Now listen, I am a joker. I love a little light banter; am unoffended by casual sarcasm. I don’t consider myself overly sensitive. I don't walk around demanding respect or privilege in any way.

But I wonder about these kinds of comments.

I wonder what is underneath them.

I wonder about my own words to others. How careful am I with what I say?

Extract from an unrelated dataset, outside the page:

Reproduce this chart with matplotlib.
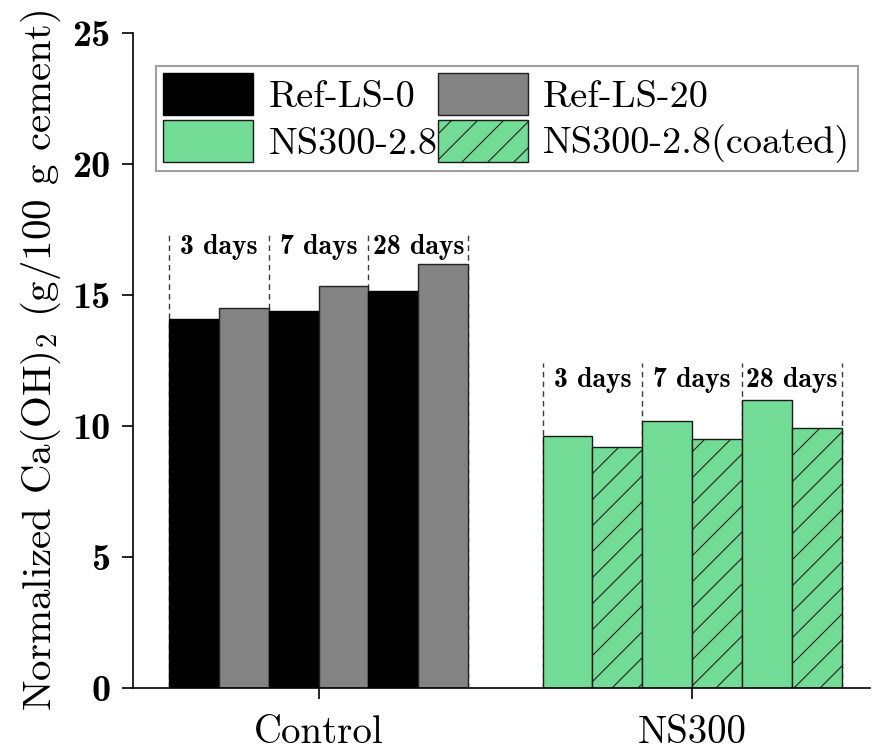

Do I ever use my words – intentionally or unintentionally – to “keep people in their place” or to demonstrate power?

And I wonder, in the church, when I feel diminished by words from a brother or a sister, what would be an appropriate response?

Why Judge?

I have often wondered how the church, which was founded on amazing grace, became a place of judgment for people struggling with sin.

Which is really all of us, if you think about it.

 Here is a thought:

I think the church moves toward judgment of those outside our walls because it is much easier to judge others than it is to love, and to submit our own darkness to the transforming ways of God.

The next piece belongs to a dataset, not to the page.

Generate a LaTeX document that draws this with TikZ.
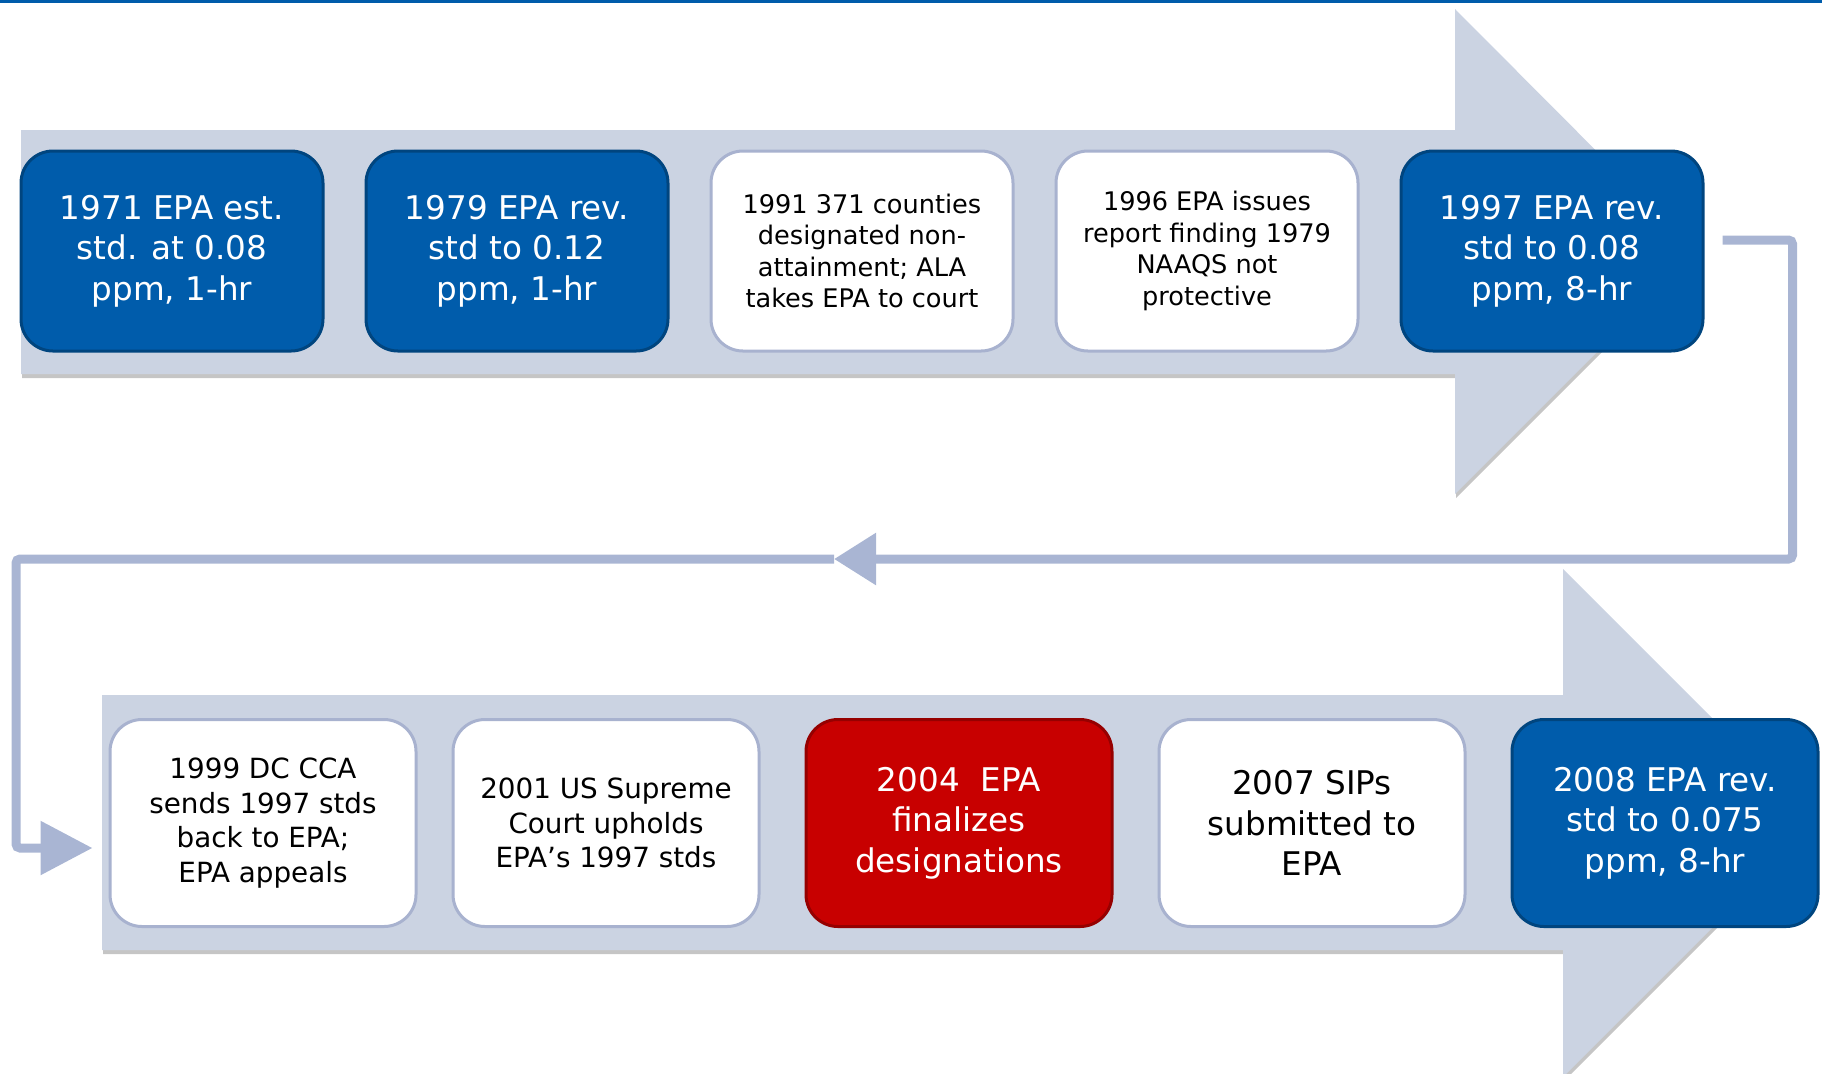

And so we judge. Despite what the Scriptures tell us is our main job.

Paul says that love is the fulfillment of the law. (Romans 13:10)

He says that the only thing that really counts is faith expressing itself through love. (Galatians 5:6)

The writer of 1 John says:

“We love because he first loved us. Whoever claims to love God yet hates a brother or sister is a liar. For whoever does not love their brother and sister, whom they have seen, cannot love God, whom they have not seen. And he has given us this command: Anyone who loves God must also love their brother and sister.” (1 John 4:19-21)

Jesus said:

By this everyone will know that you are my disciples, if you love one another. (John 13:35)

(Not to mention his summary of the greatest commandment … love God, love neighbor.)

We, by the nature of who we are as followers of Christ, are first of all called to love.

Here is a little section of 1 Corinthians that I am not sure many of us have even heard before:

“What business is it of mine to judge those outside the church? Are you not to judge those inside? God will judge those outside.” (1 Corinthians 5:12-13)

Far easier to judge than to love…

I think Paul knew that.

I often ponder what might happen if the church became known again as a place of great love and grace, rather than a place that makes hurting, broken people feel worse than ever about themselves.

Rule of Life

I was reading through some old notes last night and came across this little snippet of wisdom from Dallas Willard,

“To drift in this society is very dangerous.”

It reminded me why the ancients used to create and then adhere to a “rule of life,” which was a term used to describe specific practices, or habits, that each person wanted to intentionally include in their days. Some monasteries had specific communal “rules” that each monk followed. Others created their own individual “rules” that were unique to them.

Here is an example from Pope John Paul XXIII. Notice how simple it is:

* Spend 15 minutes in prayer first thing in the morning

* Spend 15 minutes reading spiritual literature

* Before bed, spend a few moments examining my conscience and making a confession to  God; then identify the issues I want to pray    about in the morning

* Set aside time for prayer, study, recreation and sleep

* Make a habit of turning my mind to God in prayer throughout the day

What do you think of this?

Do you have a “rule of life?”

Most of us do, whether it is an intentional one or not is really the question.

Pay attention to your life this week and see where your time and attention are going …

Are you drifting and hoping you will just float to where you want to be?

Or is it time to provide a bit more gentle intentionality to your days and weeks?